Posisi masalah gizi di Indonesia cukup komplek, lanjutnya, memenuhi semua kategori yakni kategori A (kurus/pendek), kategori B (kurang vitamin A, dan zat besi) dan kategori c (overweight atau kelebihan berat badan).

Hasil studi dari tahun 2007 sampai 2013 menunjukkan, masalah gizi pada balita terus meningkat. Seperti gizi buruk tahun 2007 sebesar 5,4 pada tahun 2013 naik menjadi 5.7. Prevalensi balita dan wanita dengan gizi kurang juga meningkat, ada 37,2 persen balita pendek, dan 37,1 persen wanita hamil dengan anemia di tahun 2013.

"Indonesia salah satu dari 17 negara yang memiliki permasalahan kesehatan masyarakat, adanya stunting, dan kelebihan berat badan," katanya.

Abdillah mengaitkan persoalan gizi dengan daya beli masyarakat terhadap persediaan pangan. Kebiasaan merokok 12 batang per hari, jika disederhanakan dengan belanja telur, nominal tersebut dapat membeli kurang lebih setengah kilogram telur. Telur pangan yang baik untuk anak dalam meningkatkan gizinya.

Berdasarkan data BPS dari 258 juta penduduk Indonesia, jumlah penduduk miskin sekitar 27,76 juta jiwa atau 10,70 persen. Rokok kretek filter salah satu komoditi yang memberikan pengaruh besar terhadap garis kemiskinan (September 2015, BPS) yakni sebesar 8,08 persen di perkotaan, dan 7,68 persen di kawasan perdesaan. Rokok menempati psisinya nomor kedua setelah beras.

"Tahun 2016 rokok memberikan sumbangan kedua terbesar terhadap garis kemiskinan di perkotaan sebesar setelah beras 18,31 persen, yaitu sebesar 10,70 persen," katanya.

Sedangkan di perdesaan, rokok memberikan sumbangan kedua terbesar terhadap garis kemiskinan setelah beras 25,35 persen yaitu sebesar 10,70 persen.

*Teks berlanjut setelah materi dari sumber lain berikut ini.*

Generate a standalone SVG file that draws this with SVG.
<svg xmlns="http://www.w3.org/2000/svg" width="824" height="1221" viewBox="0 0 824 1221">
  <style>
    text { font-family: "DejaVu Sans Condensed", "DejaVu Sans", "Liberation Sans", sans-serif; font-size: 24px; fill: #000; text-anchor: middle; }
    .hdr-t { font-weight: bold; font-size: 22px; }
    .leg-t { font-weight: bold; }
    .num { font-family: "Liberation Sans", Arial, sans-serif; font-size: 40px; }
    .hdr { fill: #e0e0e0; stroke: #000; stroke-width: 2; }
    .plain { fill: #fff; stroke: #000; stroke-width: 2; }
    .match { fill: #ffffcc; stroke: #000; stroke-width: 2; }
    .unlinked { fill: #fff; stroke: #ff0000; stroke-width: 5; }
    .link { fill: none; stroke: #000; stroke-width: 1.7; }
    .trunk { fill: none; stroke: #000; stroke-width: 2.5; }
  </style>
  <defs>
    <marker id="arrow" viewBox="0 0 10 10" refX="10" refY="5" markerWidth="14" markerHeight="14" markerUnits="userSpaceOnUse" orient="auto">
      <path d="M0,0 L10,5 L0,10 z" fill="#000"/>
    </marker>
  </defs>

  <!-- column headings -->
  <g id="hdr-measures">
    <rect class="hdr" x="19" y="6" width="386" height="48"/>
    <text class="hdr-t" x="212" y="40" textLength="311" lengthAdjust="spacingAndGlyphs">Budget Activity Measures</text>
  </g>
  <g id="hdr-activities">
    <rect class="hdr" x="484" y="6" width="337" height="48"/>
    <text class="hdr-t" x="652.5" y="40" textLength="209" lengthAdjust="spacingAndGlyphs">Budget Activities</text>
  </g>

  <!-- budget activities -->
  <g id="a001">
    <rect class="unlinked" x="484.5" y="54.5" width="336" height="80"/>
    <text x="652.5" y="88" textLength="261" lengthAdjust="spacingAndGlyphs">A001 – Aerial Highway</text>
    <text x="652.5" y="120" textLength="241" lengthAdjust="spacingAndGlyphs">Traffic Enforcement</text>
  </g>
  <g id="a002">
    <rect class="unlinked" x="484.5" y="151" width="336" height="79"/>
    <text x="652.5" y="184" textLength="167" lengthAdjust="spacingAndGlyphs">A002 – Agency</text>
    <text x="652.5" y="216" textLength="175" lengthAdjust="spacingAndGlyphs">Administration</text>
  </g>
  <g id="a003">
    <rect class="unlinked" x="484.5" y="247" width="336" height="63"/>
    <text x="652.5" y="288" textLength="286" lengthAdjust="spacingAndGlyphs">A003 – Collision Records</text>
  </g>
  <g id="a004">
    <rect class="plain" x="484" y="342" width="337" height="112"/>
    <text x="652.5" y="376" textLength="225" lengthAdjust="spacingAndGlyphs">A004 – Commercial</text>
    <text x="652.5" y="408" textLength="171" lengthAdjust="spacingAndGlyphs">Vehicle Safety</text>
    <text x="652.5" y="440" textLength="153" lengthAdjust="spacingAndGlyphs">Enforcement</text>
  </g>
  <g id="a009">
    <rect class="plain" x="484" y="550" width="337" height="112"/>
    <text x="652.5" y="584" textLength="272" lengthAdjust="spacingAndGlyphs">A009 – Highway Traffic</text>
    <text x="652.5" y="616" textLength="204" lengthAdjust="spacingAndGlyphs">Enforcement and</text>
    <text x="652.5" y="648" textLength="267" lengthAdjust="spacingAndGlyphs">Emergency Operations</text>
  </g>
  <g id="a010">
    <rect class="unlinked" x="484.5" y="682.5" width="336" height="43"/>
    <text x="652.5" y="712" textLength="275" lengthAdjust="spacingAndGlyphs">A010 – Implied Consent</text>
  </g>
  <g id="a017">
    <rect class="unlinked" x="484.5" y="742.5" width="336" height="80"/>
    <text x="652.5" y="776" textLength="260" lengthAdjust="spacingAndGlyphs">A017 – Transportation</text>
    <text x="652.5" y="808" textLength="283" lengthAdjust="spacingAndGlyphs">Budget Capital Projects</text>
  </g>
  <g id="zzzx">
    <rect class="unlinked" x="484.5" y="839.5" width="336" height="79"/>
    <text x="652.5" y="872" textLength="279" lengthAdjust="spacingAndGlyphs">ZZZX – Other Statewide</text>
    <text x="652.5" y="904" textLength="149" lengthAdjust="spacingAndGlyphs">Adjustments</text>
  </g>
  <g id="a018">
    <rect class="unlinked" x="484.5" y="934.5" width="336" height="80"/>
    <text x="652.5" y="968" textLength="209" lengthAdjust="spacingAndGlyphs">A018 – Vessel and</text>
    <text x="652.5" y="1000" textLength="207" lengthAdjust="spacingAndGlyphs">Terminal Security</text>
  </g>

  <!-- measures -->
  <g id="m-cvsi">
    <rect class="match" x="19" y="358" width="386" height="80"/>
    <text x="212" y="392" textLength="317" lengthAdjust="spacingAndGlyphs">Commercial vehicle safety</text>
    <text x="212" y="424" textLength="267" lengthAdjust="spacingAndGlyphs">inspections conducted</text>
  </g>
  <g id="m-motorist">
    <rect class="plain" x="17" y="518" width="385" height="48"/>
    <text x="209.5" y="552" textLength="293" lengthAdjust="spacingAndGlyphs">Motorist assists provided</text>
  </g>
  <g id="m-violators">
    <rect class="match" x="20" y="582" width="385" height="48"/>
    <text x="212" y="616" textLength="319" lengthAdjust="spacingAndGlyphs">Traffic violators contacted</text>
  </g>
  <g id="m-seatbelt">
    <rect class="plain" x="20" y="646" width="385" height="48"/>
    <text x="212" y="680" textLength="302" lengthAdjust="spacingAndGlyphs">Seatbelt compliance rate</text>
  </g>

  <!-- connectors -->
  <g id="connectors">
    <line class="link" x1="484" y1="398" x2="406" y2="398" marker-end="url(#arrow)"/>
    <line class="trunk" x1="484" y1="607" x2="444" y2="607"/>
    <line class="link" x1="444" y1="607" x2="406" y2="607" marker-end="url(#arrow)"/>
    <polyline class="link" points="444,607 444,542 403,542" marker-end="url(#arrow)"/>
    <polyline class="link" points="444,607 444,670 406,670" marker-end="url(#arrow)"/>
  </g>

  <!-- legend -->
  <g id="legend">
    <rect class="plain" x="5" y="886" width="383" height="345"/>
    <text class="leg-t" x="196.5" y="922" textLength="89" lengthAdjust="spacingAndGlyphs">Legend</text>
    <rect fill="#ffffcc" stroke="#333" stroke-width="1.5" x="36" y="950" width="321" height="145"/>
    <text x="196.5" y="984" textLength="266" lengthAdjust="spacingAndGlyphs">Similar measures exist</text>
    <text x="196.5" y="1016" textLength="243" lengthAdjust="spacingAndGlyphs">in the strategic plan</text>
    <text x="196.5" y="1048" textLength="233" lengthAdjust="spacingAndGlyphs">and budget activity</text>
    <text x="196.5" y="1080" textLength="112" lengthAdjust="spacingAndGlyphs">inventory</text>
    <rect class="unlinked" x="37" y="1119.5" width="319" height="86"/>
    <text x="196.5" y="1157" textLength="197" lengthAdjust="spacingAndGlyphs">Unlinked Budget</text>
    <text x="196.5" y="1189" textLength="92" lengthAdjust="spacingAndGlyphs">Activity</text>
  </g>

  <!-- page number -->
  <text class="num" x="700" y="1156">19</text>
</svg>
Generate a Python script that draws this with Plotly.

Ia menyebutkan, pada kuintil I yang merupakan 20 persen rumah tangga dengan pengeluaran perkapika sebulan terendah, pengeluaran untuk rokok sebesar 12,94 persen, tertinggi ketiga setelah pengaluaran untuk padi-padian (25,94 persen) dan makanan serta minuman jadi 19,32 persen.

Menurut dia, uang untuk merokok yang digunakan masyarakat miskin tidak dapat untuk memenuhi gizi ibu hamil. Untuk pemeriksaan dokter.

"Beban untuk rokok di kalangan rumah tangga miskin cukup parah," katanya.

Fakta lainnya, hampir 80 persen orang miskin merokok di rumah tangga. Kebiasaan merokok tidak hanya membuat anggaran untuk gizi anak dan ibu hamil berkurang. Kebiasaan merokok di rumah, berdampak asapnya mengganggu rumah tangga lainnya.

"Sudah alokasi untuk belanja rumah tangga berkurang, dipengaruhi pula asap rokok," kata Abdillah.